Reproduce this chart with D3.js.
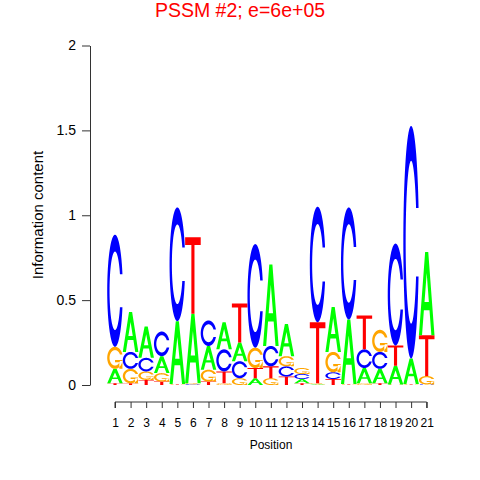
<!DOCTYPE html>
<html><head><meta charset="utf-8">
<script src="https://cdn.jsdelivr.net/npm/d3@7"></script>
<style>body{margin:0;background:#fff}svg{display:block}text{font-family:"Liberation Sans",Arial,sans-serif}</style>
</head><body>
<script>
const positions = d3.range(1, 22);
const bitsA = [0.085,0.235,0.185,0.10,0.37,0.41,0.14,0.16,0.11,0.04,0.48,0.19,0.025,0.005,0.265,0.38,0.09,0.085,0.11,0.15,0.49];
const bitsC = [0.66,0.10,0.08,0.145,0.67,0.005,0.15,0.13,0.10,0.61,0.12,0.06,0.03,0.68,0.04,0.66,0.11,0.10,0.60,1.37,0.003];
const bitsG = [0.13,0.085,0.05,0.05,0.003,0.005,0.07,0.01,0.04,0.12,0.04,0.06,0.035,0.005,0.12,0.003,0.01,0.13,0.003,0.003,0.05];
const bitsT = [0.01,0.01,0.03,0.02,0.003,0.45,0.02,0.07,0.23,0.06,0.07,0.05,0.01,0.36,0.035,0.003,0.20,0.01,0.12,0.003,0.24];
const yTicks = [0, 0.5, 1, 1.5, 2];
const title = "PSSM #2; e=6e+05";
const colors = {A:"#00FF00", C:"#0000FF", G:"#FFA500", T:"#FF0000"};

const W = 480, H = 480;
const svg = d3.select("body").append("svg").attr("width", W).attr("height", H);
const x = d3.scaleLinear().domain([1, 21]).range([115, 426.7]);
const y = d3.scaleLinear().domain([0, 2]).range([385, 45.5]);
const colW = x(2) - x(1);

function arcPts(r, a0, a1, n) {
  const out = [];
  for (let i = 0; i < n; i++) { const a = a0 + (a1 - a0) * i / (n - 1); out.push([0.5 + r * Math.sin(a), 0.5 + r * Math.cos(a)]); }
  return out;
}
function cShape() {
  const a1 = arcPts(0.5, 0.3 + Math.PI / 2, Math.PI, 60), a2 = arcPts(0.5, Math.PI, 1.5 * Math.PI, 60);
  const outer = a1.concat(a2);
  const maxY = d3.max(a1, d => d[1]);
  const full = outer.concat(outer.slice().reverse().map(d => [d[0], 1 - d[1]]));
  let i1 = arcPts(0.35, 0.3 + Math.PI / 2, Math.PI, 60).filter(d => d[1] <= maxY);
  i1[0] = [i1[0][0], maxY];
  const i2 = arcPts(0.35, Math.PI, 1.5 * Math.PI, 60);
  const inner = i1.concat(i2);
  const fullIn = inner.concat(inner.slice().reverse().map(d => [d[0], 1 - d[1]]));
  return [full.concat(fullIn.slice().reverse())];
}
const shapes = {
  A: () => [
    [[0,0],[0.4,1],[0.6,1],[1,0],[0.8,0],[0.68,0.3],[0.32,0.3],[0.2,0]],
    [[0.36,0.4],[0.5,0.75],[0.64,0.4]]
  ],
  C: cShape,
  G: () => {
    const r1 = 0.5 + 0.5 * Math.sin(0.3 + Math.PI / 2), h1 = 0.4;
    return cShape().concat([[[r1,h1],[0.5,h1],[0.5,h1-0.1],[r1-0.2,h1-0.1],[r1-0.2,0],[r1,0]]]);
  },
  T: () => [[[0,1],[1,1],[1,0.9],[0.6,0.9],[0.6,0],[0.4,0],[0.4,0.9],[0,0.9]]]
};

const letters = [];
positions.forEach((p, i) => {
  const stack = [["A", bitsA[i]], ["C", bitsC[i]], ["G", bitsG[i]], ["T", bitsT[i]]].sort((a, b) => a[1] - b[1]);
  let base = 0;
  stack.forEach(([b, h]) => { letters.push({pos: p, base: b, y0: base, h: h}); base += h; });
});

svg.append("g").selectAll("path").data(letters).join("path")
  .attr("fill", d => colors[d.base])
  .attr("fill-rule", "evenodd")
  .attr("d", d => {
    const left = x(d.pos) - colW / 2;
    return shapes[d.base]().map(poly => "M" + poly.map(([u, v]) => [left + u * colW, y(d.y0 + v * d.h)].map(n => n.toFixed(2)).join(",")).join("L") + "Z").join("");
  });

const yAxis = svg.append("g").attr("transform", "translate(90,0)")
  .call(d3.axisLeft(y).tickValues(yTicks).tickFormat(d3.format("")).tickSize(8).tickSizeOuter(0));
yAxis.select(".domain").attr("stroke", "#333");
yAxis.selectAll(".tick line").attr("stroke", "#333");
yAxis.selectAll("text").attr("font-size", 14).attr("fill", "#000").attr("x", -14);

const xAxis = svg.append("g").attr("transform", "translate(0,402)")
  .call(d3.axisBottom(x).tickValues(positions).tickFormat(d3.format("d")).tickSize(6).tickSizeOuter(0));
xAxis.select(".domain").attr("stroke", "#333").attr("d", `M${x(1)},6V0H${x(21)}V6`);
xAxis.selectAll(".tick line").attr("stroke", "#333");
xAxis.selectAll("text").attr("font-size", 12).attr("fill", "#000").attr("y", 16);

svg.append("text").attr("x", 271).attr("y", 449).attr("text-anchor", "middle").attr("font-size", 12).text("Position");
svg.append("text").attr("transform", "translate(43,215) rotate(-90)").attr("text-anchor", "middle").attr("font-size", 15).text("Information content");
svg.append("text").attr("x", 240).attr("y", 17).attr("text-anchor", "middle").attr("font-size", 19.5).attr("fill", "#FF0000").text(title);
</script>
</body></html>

###

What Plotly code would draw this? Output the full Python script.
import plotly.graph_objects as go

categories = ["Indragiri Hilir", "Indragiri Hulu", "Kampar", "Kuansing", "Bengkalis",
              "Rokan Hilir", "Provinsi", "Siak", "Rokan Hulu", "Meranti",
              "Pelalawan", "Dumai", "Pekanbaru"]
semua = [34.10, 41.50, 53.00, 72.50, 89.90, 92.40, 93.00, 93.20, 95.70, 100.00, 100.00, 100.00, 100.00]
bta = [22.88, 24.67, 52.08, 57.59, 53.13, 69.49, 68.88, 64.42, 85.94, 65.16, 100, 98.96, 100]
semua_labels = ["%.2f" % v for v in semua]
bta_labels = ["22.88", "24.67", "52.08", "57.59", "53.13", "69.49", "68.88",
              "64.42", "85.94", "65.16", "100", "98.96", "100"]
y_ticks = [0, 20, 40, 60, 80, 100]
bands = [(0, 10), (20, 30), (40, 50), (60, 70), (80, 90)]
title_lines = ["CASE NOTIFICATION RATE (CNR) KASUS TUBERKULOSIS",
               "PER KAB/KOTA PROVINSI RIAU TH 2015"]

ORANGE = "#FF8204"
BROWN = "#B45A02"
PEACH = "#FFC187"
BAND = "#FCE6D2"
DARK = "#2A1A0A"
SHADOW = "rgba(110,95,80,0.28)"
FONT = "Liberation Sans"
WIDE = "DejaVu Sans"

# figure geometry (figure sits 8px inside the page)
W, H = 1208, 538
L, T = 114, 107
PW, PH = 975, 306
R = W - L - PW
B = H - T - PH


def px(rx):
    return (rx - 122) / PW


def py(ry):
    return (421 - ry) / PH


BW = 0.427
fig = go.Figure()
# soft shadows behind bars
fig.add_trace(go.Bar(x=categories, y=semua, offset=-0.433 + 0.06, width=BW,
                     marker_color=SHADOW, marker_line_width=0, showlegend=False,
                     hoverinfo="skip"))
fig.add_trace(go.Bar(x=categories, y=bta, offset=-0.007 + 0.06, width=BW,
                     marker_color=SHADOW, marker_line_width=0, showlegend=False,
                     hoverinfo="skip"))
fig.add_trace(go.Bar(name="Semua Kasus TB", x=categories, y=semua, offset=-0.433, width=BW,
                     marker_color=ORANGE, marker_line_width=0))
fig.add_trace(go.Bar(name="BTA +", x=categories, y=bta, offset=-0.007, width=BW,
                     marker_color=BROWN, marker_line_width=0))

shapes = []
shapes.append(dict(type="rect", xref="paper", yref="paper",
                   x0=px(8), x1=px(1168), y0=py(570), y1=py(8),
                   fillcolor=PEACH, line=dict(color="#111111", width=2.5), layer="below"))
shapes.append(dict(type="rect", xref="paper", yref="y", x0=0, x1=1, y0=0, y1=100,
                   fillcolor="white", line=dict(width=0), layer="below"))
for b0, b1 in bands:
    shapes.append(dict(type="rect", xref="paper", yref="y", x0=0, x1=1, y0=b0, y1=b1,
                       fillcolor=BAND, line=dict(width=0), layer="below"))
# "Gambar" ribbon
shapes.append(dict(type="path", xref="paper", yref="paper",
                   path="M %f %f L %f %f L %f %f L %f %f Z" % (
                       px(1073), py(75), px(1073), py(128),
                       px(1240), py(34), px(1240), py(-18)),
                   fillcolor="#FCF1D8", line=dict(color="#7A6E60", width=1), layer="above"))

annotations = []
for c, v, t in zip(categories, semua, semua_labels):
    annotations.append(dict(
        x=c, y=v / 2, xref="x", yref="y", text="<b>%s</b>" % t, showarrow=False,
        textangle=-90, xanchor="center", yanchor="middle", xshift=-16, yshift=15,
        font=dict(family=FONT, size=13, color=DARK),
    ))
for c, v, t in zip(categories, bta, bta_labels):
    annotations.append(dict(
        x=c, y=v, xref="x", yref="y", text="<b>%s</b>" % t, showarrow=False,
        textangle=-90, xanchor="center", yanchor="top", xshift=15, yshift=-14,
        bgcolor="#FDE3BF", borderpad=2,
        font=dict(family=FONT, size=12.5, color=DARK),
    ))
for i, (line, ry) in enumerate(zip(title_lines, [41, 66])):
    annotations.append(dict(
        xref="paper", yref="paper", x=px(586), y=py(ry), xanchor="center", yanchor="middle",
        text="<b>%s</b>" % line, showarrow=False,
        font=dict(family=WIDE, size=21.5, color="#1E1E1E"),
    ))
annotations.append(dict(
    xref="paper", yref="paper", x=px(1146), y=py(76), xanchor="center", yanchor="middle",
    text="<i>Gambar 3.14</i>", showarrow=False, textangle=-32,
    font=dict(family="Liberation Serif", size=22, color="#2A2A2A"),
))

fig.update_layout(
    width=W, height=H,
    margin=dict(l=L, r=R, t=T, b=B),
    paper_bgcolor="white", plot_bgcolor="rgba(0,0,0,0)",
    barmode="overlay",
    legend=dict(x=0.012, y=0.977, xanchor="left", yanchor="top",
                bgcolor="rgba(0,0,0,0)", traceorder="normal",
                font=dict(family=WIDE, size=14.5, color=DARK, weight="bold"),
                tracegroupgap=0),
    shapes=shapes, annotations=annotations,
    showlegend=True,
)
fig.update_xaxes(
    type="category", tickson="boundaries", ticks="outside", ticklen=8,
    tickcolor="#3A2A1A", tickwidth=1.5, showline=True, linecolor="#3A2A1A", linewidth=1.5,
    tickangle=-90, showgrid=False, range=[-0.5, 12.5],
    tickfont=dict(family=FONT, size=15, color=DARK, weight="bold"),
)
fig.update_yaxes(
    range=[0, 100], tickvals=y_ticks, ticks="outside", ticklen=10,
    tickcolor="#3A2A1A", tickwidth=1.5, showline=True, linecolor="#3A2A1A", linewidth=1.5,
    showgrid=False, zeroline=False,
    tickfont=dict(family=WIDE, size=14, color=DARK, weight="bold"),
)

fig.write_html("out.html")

###

- [Task directions]: Within the entries above, give again exactly the lines starting at the one that contains "Reproduce this chart with D3.js." and ending at the one that contains "const colW = x(2) - x(1);", leaving out the pictures.

- [Exercise response]:
Reproduce this chart with D3.js.
<!DOCTYPE html>
<html><head><meta charset="utf-8">
<script src="https://cdn.jsdelivr.net/npm/d3@7"></script>
<style>body{margin:0;background:#fff}svg{display:block}text{font-family:"Liberation Sans",Arial,sans-serif}</style>
</head><body>
<script>
const positions = d3.range(1, 22);
const bitsA = [0.085,0.235,0.185,0.10,0.37,0.41,0.14,0.16,0.11,0.04,0.48,0.19,0.025,0.005,0.265,0.38,0.09,0.085,0.11,0.15,0.49];
const bitsC = [0.66,0.10,0.08,0.145,0.67,0.005,0.15,0.13,0.10,0.61,0.12,0.06,0.03,0.68,0.04,0.66,0.11,0.10,0.60,1.37,0.003];
const bitsG = [0.13,0.085,0.05,0.05,0.003,0.005,0.07,0.01,0.04,0.12,0.04,0.06,0.035,0.005,0.12,0.003,0.01,0.13,0.003,0.003,0.05];
const bitsT = [0.01,0.01,0.03,0.02,0.003,0.45,0.02,0.07,0.23,0.06,0.07,0.05,0.01,0.36,0.035,0.003,0.20,0.01,0.12,0.003,0.24];
const yTicks = [0, 0.5, 1, 1.5, 2];
const title = "PSSM #2; e=6e+05";
const colors = {A:"#00FF00", C:"#0000FF", G:"#FFA500", T:"#FF0000"};

const W = 480, H = 480;
const svg = d3.select("body").append("svg").attr("width", W).attr("height", H);
const x = d3.scaleLinear().domain([1, 21]).range([115, 426.7]);
const y = d3.scaleLinear().domain([0, 2]).range([385, 45.5]);
const colW = x(2) - x(1);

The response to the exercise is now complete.